Given exercise: Return the lines below exactly, from the first line to the line that contains "rectangle (531, 389);". Leave out pictures.

Information provided:

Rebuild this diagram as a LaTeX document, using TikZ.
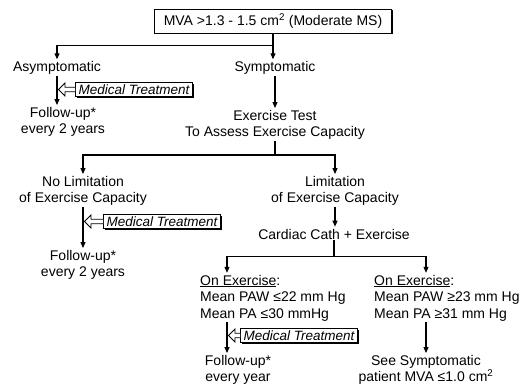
\documentclass[tikz,border=0pt]{standalone}
\usepackage{fontspec}
\setmainfont{Liberation Sans}
\usetikzlibrary{arrows.meta,shadows,calc}

\tikzset{
  flow/.style={line width=1.1pt, -{Triangle[length=6pt,width=5pt]}, shorten >=1pt},
  trunk/.style={line width=1.1pt},
  hollow/.style={line width=0.8pt, fill=white, line join=miter},
  txt/.style={align=center, inner sep=1pt, font=\fontsize{14}{16.5}\selectfont},
  shadowed/.style={drop shadow={shadow xshift=1.3pt, shadow yshift=-1.3pt, fill=black, opacity=1}},
  treatbox/.style={draw, line width=0.8pt, fill=white, shadowed, inner xsep=3pt, inner ysep=1.8pt,
    font=\fontsize{13.5}{15}\selectfont\itshape},
}

% open arrow from a treatment box to the line it feeds
\newcommand{\treatarrow}[2]{%
  \draw[hollow] ($(#1.west)+(0,-2.3)$) -- ($(#1.west -| #2)+(8,-2.3)$)
    -- ($(#1.west -| #2)+(8,-6.5)$) -- ($(#1.west -| #2)+(1.5,0)$)
    -- ($(#1.west -| #2)+(8,6.5)$) -- ($(#1.west -| #2)+(8,2.3)$)
    -- ($(#1.west)+(0,2.3)$);%
}

\begin{document}
\begin{tikzpicture}[x=1pt, y=-1pt]
	\useasboundingbox (0, 0) rectangle (531, 389);
	
	\node[draw, line width=1pt, fill=white, shadowed, minimum height=24pt, inner xsep=9pt, font=\fontsize{14}{16.5}\selectfont] (mva) at (273, 21) {MVA >1.3 - 1.5 cm\textsuperscript{2} (Moderate MS)};
	
	\node[txt] (asym) at (57, 68)   {Asymptomatic};
	\node[txt] (sym)  at (275, 68)  {Symptomatic};
	
	\node[treatbox] (med1) at (134, 89.5) {Medical Treatment};
	\node[txt] (fu1) at (63, 122)   {Follow-up*\\every 2 years};
	\node[txt] (ex)  at (275, 125)  {Exercise Test\\To Assess Exercise Capacity};
	
	\node[txt] (nolim) at (83, 191)  {No Limitation\\of Exercise Capacity};
	\node[txt] (lim)   at (335, 191) {Limitation\\of Exercise Capacity};
	
	\node[treatbox] (med2) at (162, 221.5) {Medical Treatment};
	\node[txt] (fu2)  at (83, 265)   {Follow-up*\\every 2 years};
	\node[txt] (cath) at (334, 234)  {Cardiac Cath + Exercise};
	
	\node[txt, align=left, anchor=west] (onl) at (199, 298) {\underline{On Exercise}:\\Mean PAW ≤22 mm Hg\\Mean PA ≤30 mmHg};
	\node[txt, align=left, anchor=west] (onr) at (373, 298) {\underline{On Exercise}:\\Mean PAW ≥23 mm Hg\\Mean PA ≥31 mm Hg};
	
	\node[treatbox] (med3) at (299, 335.5) {Medical Treatment};
	\node[txt] (fu3) at (238, 370)  {Follow-up*\\every year};
	\node[txt] (see) at (426, 370)  {See Symptomatic\\patient MVA ≤1.0 cm\textsuperscript{2}};
	
	\coordinate (lcol) at (227, 0);
	
	% first split
	\draw[trunk] (mva.south) -- ++(0, 12) coordinate (mvasplit);
	\draw[flow] (mvasplit) -| (asym.north);
	\draw[flow] (mvasplit) -- (mvasplit |- sym.north);
	
	\draw[flow] (asym.south) -- (asym.south |- fu1.north);
	\treatarrow{med1}{asym.south}
	\draw[flow] (sym.south) -- (sym.south |- ex.north);
	
	% second split
	\draw[trunk] (ex.south) -- ++(0, 14) coordinate (exsplit);
	\draw[flow] (exsplit) -| (nolim.north);
	\draw[flow] (exsplit) -| (lim.north);
	
	\draw[flow] (nolim.south) -- (nolim.south |- fu2.north);
	\treatarrow{med2}{nolim.south}
	\draw[flow] (lim.south) -- (lim.south |- cath.north);
	
	% third split
	\draw[trunk] (cath.south) -- ++(0, 16) coordinate (cathsplit);
	\draw[flow] (cathsplit) -| (lcol |- onl.north);
	\draw[flow] (cathsplit) -| (see.north |- onr.north);
	
	\draw[flow] (lcol |- onl.south) -- (lcol |- fu3.north);
	\treatarrow{med3}{lcol}
	\draw[flow] (see.north |- onr.south) -- (see.north);
	
\end{tikzpicture}
\end{document}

Written reply:
Rebuild this diagram as a LaTeX document, using TikZ.
\documentclass[tikz,border=0pt]{standalone}
\usepackage{fontspec}
\setmainfont{Liberation Sans}
\usetikzlibrary{arrows.meta,shadows,calc}

\tikzset{
  flow/.style={line width=1.1pt, -{Triangle[length=6pt,width=5pt]}, shorten >=1pt},
  trunk/.style={line width=1.1pt},
  hollow/.style={line width=0.8pt, fill=white, line join=miter},
  txt/.style={align=center, inner sep=1pt, font=\fontsize{14}{16.5}\selectfont},
  shadowed/.style={drop shadow={shadow xshift=1.3pt, shadow yshift=-1.3pt, fill=black, opacity=1}},
  treatbox/.style={draw, line width=0.8pt, fill=white, shadowed, inner xsep=3pt, inner ysep=1.8pt,
    font=\fontsize{13.5}{15}\selectfont\itshape},
}

% open arrow from a treatment box to the line it feeds
\newcommand{\treatarrow}[2]{%
  \draw[hollow] ($(#1.west)+(0,-2.3)$) -- ($(#1.west -| #2)+(8,-2.3)$)
    -- ($(#1.west -| #2)+(8,-6.5)$) -- ($(#1.west -| #2)+(1.5,0)$)
    -- ($(#1.west -| #2)+(8,6.5)$) -- ($(#1.west -| #2)+(8,2.3)$)
    -- ($(#1.west)+(0,2.3)$);%
}

\begin{document}
\begin{tikzpicture}[x=1pt, y=-1pt]
	\useasboundingbox (0, 0) rectangle (531, 389);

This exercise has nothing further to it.